-- Supplied material --
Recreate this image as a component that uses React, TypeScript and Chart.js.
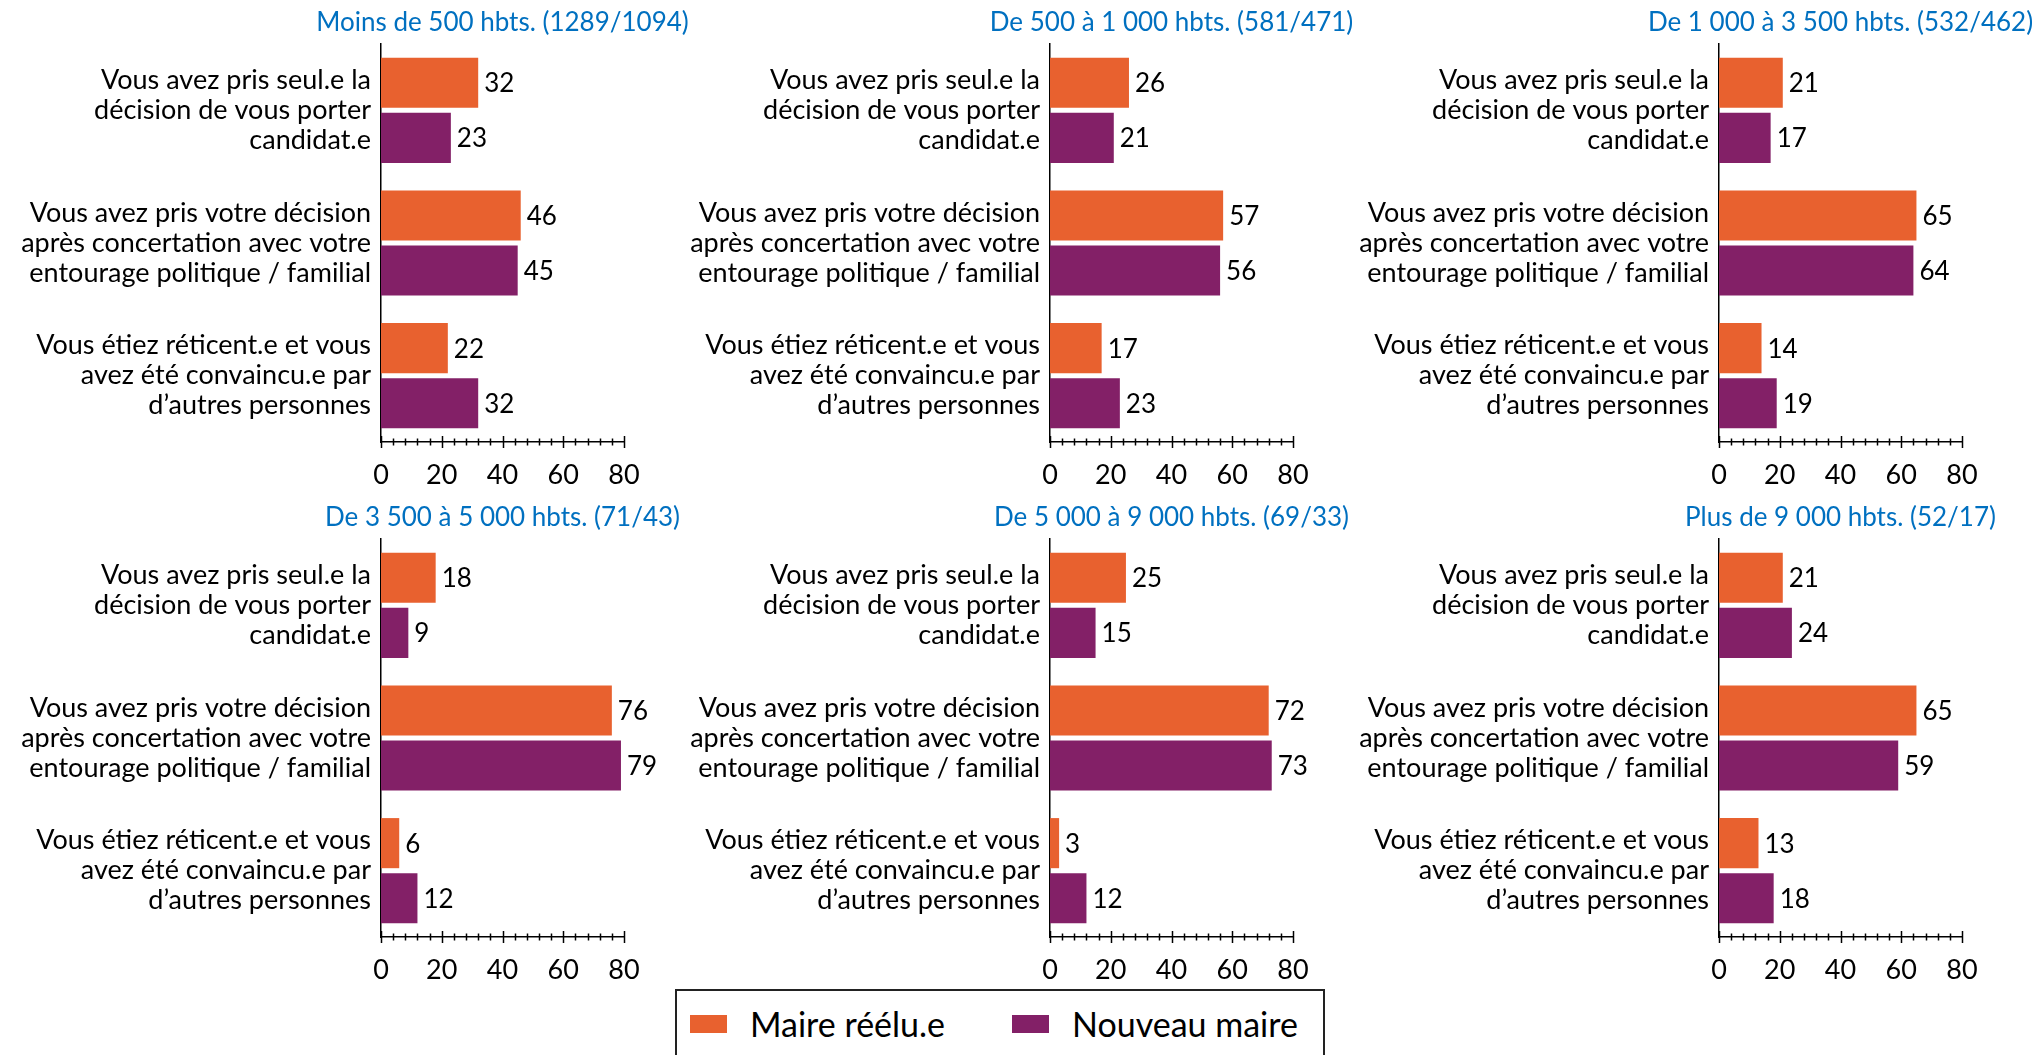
import React, { useEffect, useRef } from "react";
import { Chart, registerables } from "chart.js";

Chart.register(...registerables);

// ---------- DATA ----------
const categories: string[][] = [
  ["Vous avez pris seul.e la", "décision de vous porter", "candidat.e"],
  ["Vous avez pris votre décision", "après concertation avec votre", "entourage politique / familial"],
  ["Vous étiez réticent.e et vous", "avez été convaincu.e par", "d’autres personnes"],
];

const seriesNames = ["Maire réélu.e", "Nouveau maire"];

const panelTitles = [
  "Moins de 500 hbts. (1289/1094)",
  "De 500 à 1 000 hbts. (581/471)",
  "De 1 000 à 3 500 hbts. (532/462)",
  "De 3 500 à 5 000 hbts. (71/43)",
  "De 5 000 à 9 000 hbts. (69/33)",
  "Plus de 9 000 hbts. (52/17)",
];

const maireReelu: number[][] = [
  [32, 46, 22],
  [26, 57, 17],
  [21, 65, 14],
  [18, 76, 6],
  [25, 72, 3],
  [21, 65, 13],
];

const nouveauMaire: number[][] = [
  [23, 45, 32],
  [21, 56, 23],
  [17, 64, 19],
  [9, 79, 12],
  [15, 73, 12],
  [24, 59, 18],
];

const xTickValues = [0, 20, 40, 60, 80];
const xMinorStep = 4;

// ---------- STYLE ----------
const ORANGE = "#E8612F";
const PURPLE = "#832067";
const TITLE_BLUE = "#0070C0";
const FONT = "Lato";
const FONT_SIZE = 27;
const TITLE_SIZE = 26;
const VALUE_SIZE = 26;

// layout of panels (page pixels); canvases are transparent and may overlap
const COLS = [
  { left: 0, width: 720, axisX: 381, endX: 624 },
  { left: 680, width: 700, axisX: 1050, endX: 1293 },
  { left: 1350, width: 689, axisX: 1719, endX: 1962 },
];
const ROWS = [{ top: 0 }, { top: 495 }];
const CANVAS_H = 492;
const PAD_TOP = 44;
const X_AXIS_H = 50;

const panelPlugin = {
  id: "panelDecor",
  afterDraw(chart: any) {
    const ctx = chart.ctx;
    const area = chart.chartArea;
    const xs = chart.scales.x;
    const title = chart.options.plugins.panelDecor?.title ?? "";
    ctx.save();
    // title
    ctx.fillStyle = TITLE_BLUE;
    ctx.font = `${TITLE_SIZE}px ${FONT}`;
    ctx.textAlign = "center";
    ctx.textBaseline = "middle";
    ctx.fillText(title, (area.left + area.right) / 2, area.top - 21);
    // crossing ticks on x axis
    ctx.strokeStyle = "#000";
    ctx.lineWidth = 1.5;
    const y = area.bottom;
    const maxTick = xTickValues[xTickValues.length - 1];
    for (let v = xTickValues[0]; v <= maxTick + 1e-9; v += xMinorStep) {
      const px = Math.round(xs.getPixelForValue(v)) + 0.5;
      const major = xTickValues.includes(v);
      const h = major ? 6 : 3.5;
      ctx.beginPath();
      ctx.moveTo(px, y - h);
      ctx.lineTo(px, y + h);
      ctx.stroke();
    }
    ctx.restore();
  },
  afterDatasetsDraw(chart: any) {
    const ctx = chart.ctx;
    ctx.save();
    ctx.fillStyle = "#000";
    ctx.font = `${VALUE_SIZE}px ${FONT}`;
    ctx.textAlign = "left";
    ctx.textBaseline = "middle";
    chart.data.datasets.forEach((ds: any, di: number) => {
      const meta = chart.getDatasetMeta(di);
      meta.data.forEach((bar: any, i: number) => {
        ctx.fillText(String(ds.data[i]), bar.x + 6, bar.y + 1);
      });
    });
    ctx.restore();
  },
};

function Panel({ index }: { index: number }) {
  const ref = useRef<HTMLCanvasElement | null>(null);
  const col = COLS[index % 3];
  const row = ROWS[Math.floor(index / 3)];
  useEffect(() => {
    if (!ref.current) return;
    const yAxisW = col.axisX - col.left;
    const rightPad = col.left + col.width - col.endX;
    const chart = new Chart(ref.current, {
      type: "bar",
      data: {
        labels: categories as any,
        datasets: [
          {
            label: seriesNames[0],
            data: maireReelu[index],
            backgroundColor: ORANGE,
            categoryPercentage: 0.83,
            barPercentage: 0.91,
          },
          {
            label: seriesNames[1],
            data: nouveauMaire[index],
            backgroundColor: PURPLE,
            categoryPercentage: 0.83,
            barPercentage: 0.91,
          },
        ],
      },
      options: {
        indexAxis: "y",
        responsive: false,
        animation: false,
        devicePixelRatio: 1,
        layout: { padding: { top: PAD_TOP, right: rightPad, left: 0, bottom: 0 } },
        plugins: {
          legend: { display: false },
          title: { display: false },
          tooltip: { enabled: false },
          panelDecor: { title: panelTitles[index] },
        } as any,
        scales: {
          x: {
            min: xTickValues[0],
            max: xTickValues[xTickValues.length - 1],
            z: 1,
            afterBuildTicks: (s: any) => {
              s.ticks = xTickValues.map((v) => ({ value: v }));
            },
            ticks: {
              color: "#000",
              font: { family: FONT, size: FONT_SIZE },
              padding: 17,
              maxRotation: 0,
            },
            grid: { display: false, drawTicks: false },
            border: { display: true, color: "#000", width: 1.5 },
            afterFit: (s: any) => {
              s.height = X_AXIS_H;
              s.paddingLeft = 0;
              s.paddingRight = 0;
            },
          },
          y: {
            z: 1,
            ticks: {
              color: "#000",
              font: { family: FONT, size: FONT_SIZE, lineHeight: 30 / FONT_SIZE },
              padding: 10,
              crossAlign: "near",
            },
            grid: { display: false, drawTicks: false },
            border: { display: true, color: "#000", width: 1.5 },
            afterFit: (s: any) => {
              s.width = yAxisW;
              s.paddingTop = 0;
              s.paddingBottom = 0;
            },
          },
        },
      } as any,
      plugins: [panelPlugin],
    });
    return () => chart.destroy();
  }, [index]);
  return (
    <canvas
      ref={ref}
      width={col.width}
      height={CANVAS_H}
      style={{
        position: "absolute",
        left: col.left,
        top: row.top,
        width: col.width,
        height: CANVAS_H,
      }}
    />
  );
}

function Legend() {
  const colors = [ORANGE, PURPLE];
  const swatchX = [13, 335];
  const textX = [73, 395];
  return (
    <div
      style={{
        position: "absolute",
        left: 675,
        top: 989,
        width: 650,
        height: 90,
        border: "2px solid #222",
        boxSizing: "border-box",
        background: "#fff",
        fontFamily: FONT,
      }}
    >
      {seriesNames.map((n, i) => (
        <React.Fragment key={n}>
          <div
            style={{
              position: "absolute",
              left: swatchX[i],
              top: 24,
              width: 37,
              height: 18,
              background: colors[i],
            }}
          />
          <span
            style={{
              position: "absolute",
              left: textX[i],
              top: 15,
              fontSize: 34,
              lineHeight: "36px",
              color: "#000",
              whiteSpace: "nowrap",
            }}
          >
            {n}
          </span>
        </React.Fragment>
      ))}
    </div>
  );
}

export default function App() {
  return (
    <div
      style={{
        position: "absolute",
        left: 0,
        top: 0,
        width: 2039,
        height: 1055,
        overflow: "hidden",
        background: "#fff",
        fontFamily: FONT,
      }}
    >
      {panelTitles.map((_, i) => (
        <Panel key={i} index={i} />
      ))}
      <Legend />
    </div>
  );
}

-- Your task --
Transcribe the listing in full. Omit the pictures and keep every line exact.

-- The reply --
Recreate this image as a component that uses React, TypeScript and Chart.js.
import React, { useEffect, useRef } from "react";
import { Chart, registerables } from "chart.js";

Chart.register(...registerables);

// ---------- DATA ----------
const categories: string[][] = [
  ["Vous avez pris seul.e la", "décision de vous porter", "candidat.e"],
  ["Vous avez pris votre décision", "après concertation avec votre", "entourage politique / familial"],
  ["Vous étiez réticent.e et vous", "avez été convaincu.e par", "d’autres personnes"],
];

const seriesNames = ["Maire réélu.e", "Nouveau maire"];

const panelTitles = [
  "Moins de 500 hbts. (1289/1094)",
  "De 500 à 1 000 hbts. (581/471)",
  "De 1 000 à 3 500 hbts. (532/462)",
  "De 3 500 à 5 000 hbts. (71/43)",
  "De 5 000 à 9 000 hbts. (69/33)",
  "Plus de 9 000 hbts. (52/17)",
];

const maireReelu: number[][] = [
  [32, 46, 22],
  [26, 57, 17],
  [21, 65, 14],
  [18, 76, 6],
  [25, 72, 3],
  [21, 65, 13],
];

const nouveauMaire: number[][] = [
  [23, 45, 32],
  [21, 56, 23],
  [17, 64, 19],
  [9, 79, 12],
  [15, 73, 12],
  [24, 59, 18],
];

const xTickValues = [0, 20, 40, 60, 80];
const xMinorStep = 4;

// ---------- STYLE ----------
const ORANGE = "#E8612F";
const PURPLE = "#832067";
const TITLE_BLUE = "#0070C0";
const FONT = "Lato";
const FONT_SIZE = 27;
const TITLE_SIZE = 26;
const VALUE_SIZE = 26;

// layout of panels (page pixels); canvases are transparent and may overlap
const COLS = [
  { left: 0, width: 720, axisX: 381, endX: 624 },
  { left: 680, width: 700, axisX: 1050, endX: 1293 },
  { left: 1350, width: 689, axisX: 1719, endX: 1962 },
];
const ROWS = [{ top: 0 }, { top: 495 }];
const CANVAS_H = 492;
const PAD_TOP = 44;
const X_AXIS_H = 50;

const panelPlugin = {
  id: "panelDecor",
  afterDraw(chart: any) {
    const ctx = chart.ctx;
    const area = chart.chartArea;
    const xs = chart.scales.x;
    const title = chart.options.plugins.panelDecor?.title ?? "";
    ctx.save();
    // title
    ctx.fillStyle = TITLE_BLUE;
    ctx.font = `${TITLE_SIZE}px ${FONT}`;
    ctx.textAlign = "center";
    ctx.textBaseline = "middle";
    ctx.fillText(title, (area.left + area.right) / 2, area.top - 21);
    // crossing ticks on x axis
    ctx.strokeStyle = "#000";
    ctx.lineWidth = 1.5;
    const y = area.bottom;
    const maxTick = xTickValues[xTickValues.length - 1];
    for (let v = xTickValues[0]; v <= maxTick + 1e-9; v += xMinorStep) {
      const px = Math.round(xs.getPixelForValue(v)) + 0.5;
      const major = xTickValues.includes(v);
      const h = major ? 6 : 3.5;
      ctx.beginPath();
      ctx.moveTo(px, y - h);
      ctx.lineTo(px, y + h);
      ctx.stroke();
    }
    ctx.restore();
  },
  afterDatasetsDraw(chart: any) {
    const ctx = chart.ctx;
    ctx.save();
    ctx.fillStyle = "#000";
    ctx.font = `${VALUE_SIZE}px ${FONT}`;
    ctx.textAlign = "left";
    ctx.textBaseline = "middle";
    chart.data.datasets.forEach((ds: any, di: number) => {
      const meta = chart.getDatasetMeta(di);
      meta.data.forEach((bar: any, i: number) => {
        ctx.fillText(String(ds.data[i]), bar.x + 6, bar.y + 1);
      });
    });
    ctx.restore();
  },
};

function Panel({ index }: { index: number }) {
  const ref = useRef<HTMLCanvasElement | null>(null);
  const col = COLS[index % 3];
  const row = ROWS[Math.floor(index / 3)];
  useEffect(() => {
    if (!ref.current) return;
    const yAxisW = col.axisX - col.left;
    const rightPad = col.left + col.width - col.endX;
    const chart = new Chart(ref.current, {
      type: "bar",
      data: {
        labels: categories as any,
        datasets: [
          {
            label: seriesNames[0],
            data: maireReelu[index],
            backgroundColor: ORANGE,
            categoryPercentage: 0.83,
            barPercentage: 0.91,
          },
          {
            label: seriesNames[1],
            data: nouveauMaire[index],
            backgroundColor: PURPLE,
            categoryPercentage: 0.83,
            barPercentage: 0.91,
          },
        ],
      },
      options: {
        indexAxis: "y",
        responsive: false,
        animation: false,
        devicePixelRatio: 1,
        layout: { padding: { top: PAD_TOP, right: rightPad, left: 0, bottom: 0 } },
        plugins: {
          legend: { display: false },
          title: { display: false },
          tooltip: { enabled: false },
          panelDecor: { title: panelTitles[index] },
        } as any,
        scales: {
          x: {
            min: xTickValues[0],
            max: xTickValues[xTickValues.length - 1],
            z: 1,
            afterBuildTicks: (s: any) => {
              s.ticks = xTickValues.map((v) => ({ value: v }));
            },
            ticks: {
              color: "#000",
              font: { family: FONT, size: FONT_SIZE },
              padding: 17,
              maxRotation: 0,
            },
            grid: { display: false, drawTicks: false },
            border: { display: true, color: "#000", width: 1.5 },
            afterFit: (s: any) => {
              s.height = X_AXIS_H;
              s.paddingLeft = 0;
              s.paddingRight = 0;
            },
          },
          y: {
            z: 1,
            ticks: {
              color: "#000",
              font: { family: FONT, size: FONT_SIZE, lineHeight: 30 / FONT_SIZE },
              padding: 10,
              crossAlign: "near",
            },
            grid: { display: false, drawTicks: false },
            border: { display: true, color: "#000", width: 1.5 },
            afterFit: (s: any) => {
              s.width = yAxisW;
              s.paddingTop = 0;
              s.paddingBottom = 0;
            },
          },
        },
      } as any,
      plugins: [panelPlugin],
    });
    return () => chart.destroy();
  }, [index]);
  return (
    <canvas
      ref={ref}
      width={col.width}
      height={CANVAS_H}
      style={{
        position: "absolute",
        left: col.left,
        top: row.top,
        width: col.width,
        height: CANVAS_H,
      }}
    />
  );
}

function Legend() {
  const colors = [ORANGE, PURPLE];
  const swatchX = [13, 335];
  const textX = [73, 395];
  return (
    <div
      style={{
        position: "absolute",
        left: 675,
        top: 989,
        width: 650,
        height: 90,
        border: "2px solid #222",
        boxSizing: "border-box",
        background: "#fff",
        fontFamily: FONT,
      }}
    >
      {seriesNames.map((n, i) => (
        <React.Fragment key={n}>
          <div
            style={{
              position: "absolute",
              left: swatchX[i],
              top: 24,
              width: 37,
              height: 18,
              background: colors[i],
            }}
          />
          <span
            style={{
              position: "absolute",
              left: textX[i],
              top: 15,
              fontSize: 34,
              lineHeight: "36px",
              color: "#000",
              whiteSpace: "nowrap",
            }}
          >
            {n}
          </span>
        </React.Fragment>
      ))}
    </div>
  );
}

export default function App() {
  return (
    <div
      style={{
        position: "absolute",
        left: 0,
        top: 0,
        width: 2039,
        height: 1055,
        overflow: "hidden",
        background: "#fff",
        fontFamily: FONT,
      }}
    >
      {panelTitles.map((_, i) => (
        <Panel key={i} index={i} />
      ))}
      <Legend />
    </div>
  );
}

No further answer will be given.